Три косточки тамаринда (Вернер) - страница 48

Тем временем Вершинин попросил у нее разрешения писать диссертацию по случаю хореи Хантингтона у ее мамы. Записей и заметок на этот счет у него к тому моменту скопилось на пару толстых томов.

– Пойми, пациентов с этим заболеванием не так и много. А у меня случай прямо под носом…

– Грех не воспользоваться, – подхватила Марина.

– Ты злишься? – Вершинин настороженно подсел поближе.

Марина, убедившись, что рядом нет знакомых, взъерошила ему волосы, растрепав густую гриву.

– К сожалению, нет. Хотела бы я разозлиться, обвинить тебя в том, что ты воспринимаешь мою маму как медицинский случай.
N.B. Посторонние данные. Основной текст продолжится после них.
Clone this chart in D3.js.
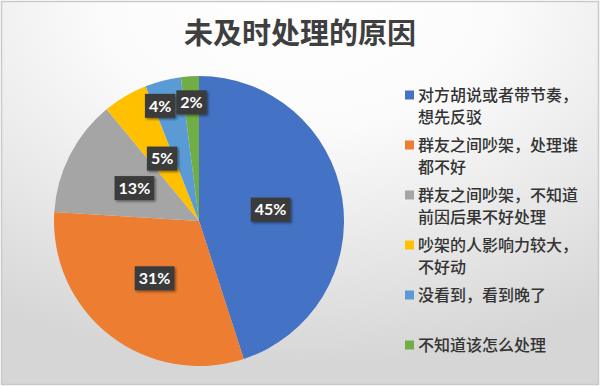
<!DOCTYPE html>
<html>
<head>
<meta charset="utf-8">
<script src="https://cdn.jsdelivr.net/npm/d3@7"></script>
<style>
  html, body { margin: 0; padding: 0; background: #fff; }
  svg { display: block; }
</style>
</head>
<body>
<script>
// chart data
var title = "未及时处理的原因";
var categories = [
  "对方胡说或者带节奏，想先反驳",
  "群友之间吵架，处理谁都不好",
  "群友之间吵架，不知道前因后果不好处理",
  "吵架的人影响力较大，不好动",
  "没看到，看到晚了",
  "不知道该怎么处理"
];
var values = [45, 31, 13, 5, 4, 2];
var colors = ["#4472C4", "#ED7D31", "#A5A5A5", "#FFC000", "#5B9BD5", "#70AD47"];

var width = 600, height = 386;
var cx = 199, cy = 221, radius = 145;

var svg = d3.select("body").append("svg")
  .attr("width", width)
  .attr("height", height);

var defs = svg.append("defs");
var grad = defs.append("radialGradient")
  .attr("id", "bg")
  .attr("cx", "50%").attr("cy", "0%")
  .attr("r", "95%")
  .attr("gradientUnits", "objectBoundingBox");
grad.append("stop").attr("offset", "0%").attr("stop-color", "#ffffff");
grad.append("stop").attr("offset", "35%").attr("stop-color", "#fbfbfb");
grad.append("stop").attr("offset", "100%").attr("stop-color", "#d6d6d6");

var shadow = defs.append("filter").attr("id", "shadow")
  .attr("x", "-30%").attr("y", "-30%").attr("width", "170%").attr("height", "170%");
shadow.append("feDropShadow")
  .attr("dx", 1.5).attr("dy", 1.5).attr("stdDeviation", 1.2)
  .attr("flood-color", "#000").attr("flood-opacity", 0.45);

// background + frame
svg.append("rect")
  .attr("x", 1.5).attr("y", 1.5)
  .attr("width", width - 3).attr("height", height - 3)
  .attr("fill", "url(#bg)")
  .attr("stroke", "#c9c9c9")
  .attr("stroke-width", 1.5);

// title
svg.append("text")
  .attr("x", 300).attr("y", 44)
  .attr("text-anchor", "middle")
  .attr("font-family", "Noto Sans CJK SC")
  .attr("font-weight", "bold")
  .attr("font-size", 29)
  .attr("fill", "#3f3f3f")
  .text(title);

// pie
var pie = d3.pie().sort(null).value(function(d) { return d; });
var arcs = pie(values);
var arc = d3.arc().innerRadius(0).outerRadius(radius);
var labelArc = d3.arc().innerRadius(radius * 0.5).outerRadius(radius * 0.5);
var outerLabelArc = d3.arc().innerRadius(radius * 0.82).outerRadius(radius * 0.82);

var g = svg.append("g").attr("transform", "translate(" + cx + "," + cy + ")");

g.selectAll("path.slice")
  .data(arcs)
  .enter().append("path")
  .attr("class", "slice")
  .attr("d", arc)
  .attr("fill", function(d, i) { return colors[i]; });

// data labels (small slices pushed outward, then un-overlapped)
var labels = g.selectAll("g.lbl")
  .data(arcs)
  .enter().append("g")
  .attr("class", "lbl");

var boxes = labels.append("rect")
  .attr("fill", "#3a3a3a")
  .attr("filter", "url(#shadow)");

var texts = labels.append("text")
  .attr("text-anchor", "middle")
  .attr("dy", "0.36em")
  .attr("font-family", "Lato")
  .attr("font-weight", "bold")
  .attr("font-size", 16)
  .attr("fill", "#ffffff")
  .text(function(d) { return d.data + "%"; });

var pos = [];
texts.each(function(d, i) {
  var w = this.getComputedTextLength() + 8;
  d3.select(boxes.nodes()[i])
    .attr("x", -w / 2).attr("y", -12)
    .attr("width", w).attr("height", 24);
  var p = (d.data < 5 ? outerLabelArc : labelArc).centroid(d);
  pos.push({ i: i, x: p[0], y: p[1], w: w, small: d.data < 5 });
});

// push overlapping small labels apart to the left
var small = pos.filter(function(p) { return p.small; })
  .sort(function(a, b) { return b.x - a.x; });
for (var k = 1; k < small.length; k++) {
  var right = small[k - 1], left = small[k];
  var overlap = (left.x + left.w / 2) - (right.x - right.w / 2) + 1;
  if (overlap > 0) left.x -= overlap;
}

labels.attr("transform", function(d, i) {
  return "translate(" + pos[i].x + "," + pos[i].y + ")";
});

// legend
var legend = svg.append("g").attr("class", "legend");
var items = legend.selectAll("g.item")
  .data(categories)
  .enter().append("g")
  .attr("class", "item")
  .attr("transform", function(d, i) { return "translate(405," + (95 + i * 50) + ")"; });

items.append("rect")
  .attr("x", 0).attr("y", -4.5)
  .attr("width", 9).attr("height", 9)
  .attr("fill", function(d, i) { return colors[i]; });

items.append("text")
  .attr("font-family", "Noto Sans CJK SC")
  .attr("font-weight", 500)
  .attr("font-size", 16)
  .attr("fill", "#333333")
  .each(function(d) {
    var lines = [];
    for (var k = 0; k < d.length; k += 10) lines.push(d.slice(k, k + 10));
    var t = d3.select(this);
    lines.forEach(function(line, j) {
      t.append("tspan")
        .attr("x", 13)
        .attr("y", j * 22)
        .attr("dy", "0.36em")
        .text(line);
    });
  });
</script>
</body>
</html>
Но… Я все понимаю. Она медицинский случай. Она ведь только для меня – мама. А болезнь и правда редкая. Как знать, может быть, потом, после нее… твоя работа поможет кому-нибудь вылечиться. Медицина ведь стоит на костях.

Вершинин долго вглядывался в ее лицо. Потом вздохнул.

– У тебя поразительное самообладание. Рациональность настолько перевешивает эмоции, что тебя саму впору изучать. Ты напоминаешь мне одну преподавательницу у нас в мединституте. Она проработала всю жизнь патологоанатомом в…

Марина расхохоталась, не дав договорить. В мире и согласии они доели свои стейки и попросили счет. Расплачивались они всегда отдельно.

С тех пор они с Вершининым виделись в больнице чаще. Марина то и дело привозила маму Олю на дополнительные обследования и томографии, иногда оставляла с ночевкой. Во время зарубежных командировок, случавшихся теперь едва ли не каждые два месяца, сиделка Тамара оставалась с мамой на несколько дней. К тому времени мама Оля окончательно утратила связь с реальностью.

Марину грызло чувство вины. Оно накатывало все чаще и в самый неподходящий момент: когда по бульвару Монпарнас в двух от шагах от нее катила бойкая мадам в инвалидном кресле, беспрестанно тараторя с юной спутницей; когда клиент показал своему собеседнику фотографию семьи – с детьми, родителями и дедушкой, – и Марине пришлось переводить все его родственные связи с английского на русский. Когда Марина просто сидела в соседней комнате и уже никак не могла достучаться до мамы, сказать, как она ее любит и как ей больно жить с ускользающей тенью. Накатывала такая дрожь, что приходилось прятать руки, а внутри все колыхалось, словно от ветра.

Она давно собрала по квартире вещи, некогда связанные маминым волшебным крючком, и уложила их в старый коричневый чемодан, пылившийся на антресолях. Но легче не стало. Бывали часы, когда она задумывалась особенно тяжко и отматывала ленту времени вспять. Когда, когда все началось? Когда участковый два раза отрывисто позвонил в дверь, так что звонок захлебнулся трелью, а сердце сошло с оси еще прежде, чем прозвучала новость о папиной аварии? Когда у мамы из рук впервые выскользнул и брызнул осколками стакан? Когда она забыла слово и щелкнула пальцами, стараясь вернуть его из небытия? Что могла сделать и не сделала тогда Марина? Недоглядела… Не была так внимательна, как должна была. Васька совершенно вскружил голову, и она не успела, не заметила, не придала значения. Позволила любви ослепить ее, сбить, отвлечь. Она виновата. И пусть Вершинин говорит, что ничего нельзя было сделать с самого начала, что эта болезнь возникает сама и не лечится никоим образом… Все равно. Она бы что-нибудь придумала. Ведь есть же травы, нетрадиционная медицина, в конце-то концов!